Compiled by Navin Sregantan

KEPPEL REIT | BUY (MAINTAINED)

JULY 16 CLOSE: $1.27
TARGET PRICE: $1.37

UOB Kay Hian, July 16

Keppel Reit, which released Q2 FY 2019 earnings after Monday's market close, declared a distribution per unit (DPU) of 1.39 cents, which is in line with our expectations.

Property income declined 22.7 per cent year-on-year due to a high base as a result of one-off income of $12 million received from the early termination of leases in Q2 FY2018.

We expect Keppel Reit to maintain positive rental reversion for its Singapore office portfolio. 311 Spencer Street will start contributing upon completion in first half of 2020.

The real estate investment trust (Reit) manager has undertaken measures to extend debt maturity and manage interest costs and has managed to refinance all 2019 loans.

Keppel Reit has capital gains of $105 million available to top-up distribution to unitholders or to be deployed in its share buyback programme.

Share price catalysts include higher office rentals here and in Australia, and compression in office capitalisation rates.

Positive newsflow on leasing activity, employment and economic growth are also catalysts.


SHENG SIONG GROUP | SELL (MAINTAINED)

JULY 16 CLOSE: $1.09
TARGET PRICE: $0.95

Maybank Kim Eng, July 15

May's retail sales continued to disappoint for the fourth consecutive month, down 2.1 per cent year-on-year.

This contrasted with food and beverage sales growth of 2 per cent year-on-year.

Bright spots included a slight rebound in supermarket sales of 0.6 per cent year-on-year.

Still, we think it is too early to call for a recovery in demand for supermarket goods.

Sheng Siong will be releasing results for the second quarter of FY2019 at the end of the month.

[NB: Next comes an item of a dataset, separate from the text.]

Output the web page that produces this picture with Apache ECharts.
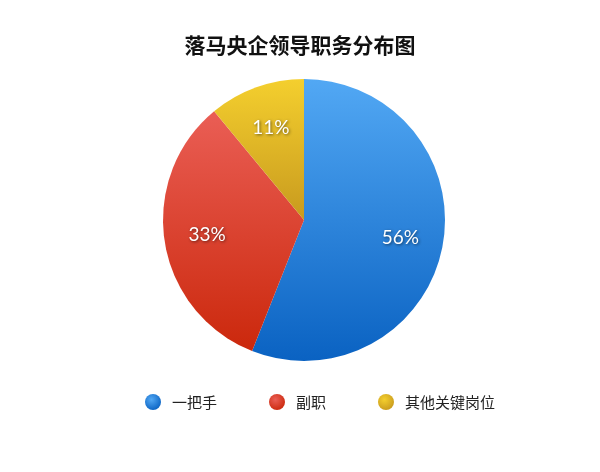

We forecast revenue for Q2 of $234 million, a 9.9 per cent year-on-year growth from Q2 of the preceding year.

Profit after tax and minority interests is forecasted at $18.3 million, a 6.8 per cent increase. The increases are mainly due to new-store contributions.

While Sheng Siong opened three new stores in May, we remain concerned about same-store sales weakness. Risks to our view include higher-than-expected new-store and same-store sales contributions and improved consumer sentiment.

Disclaimer: All analyses, recommendations and other information herein are published for general information. Readers should not rely solely on the information published and should seek independent financial advice prior to making any investment decision.

The publisher accepts no liability for any loss whatsoever arising from any use of the information published herein.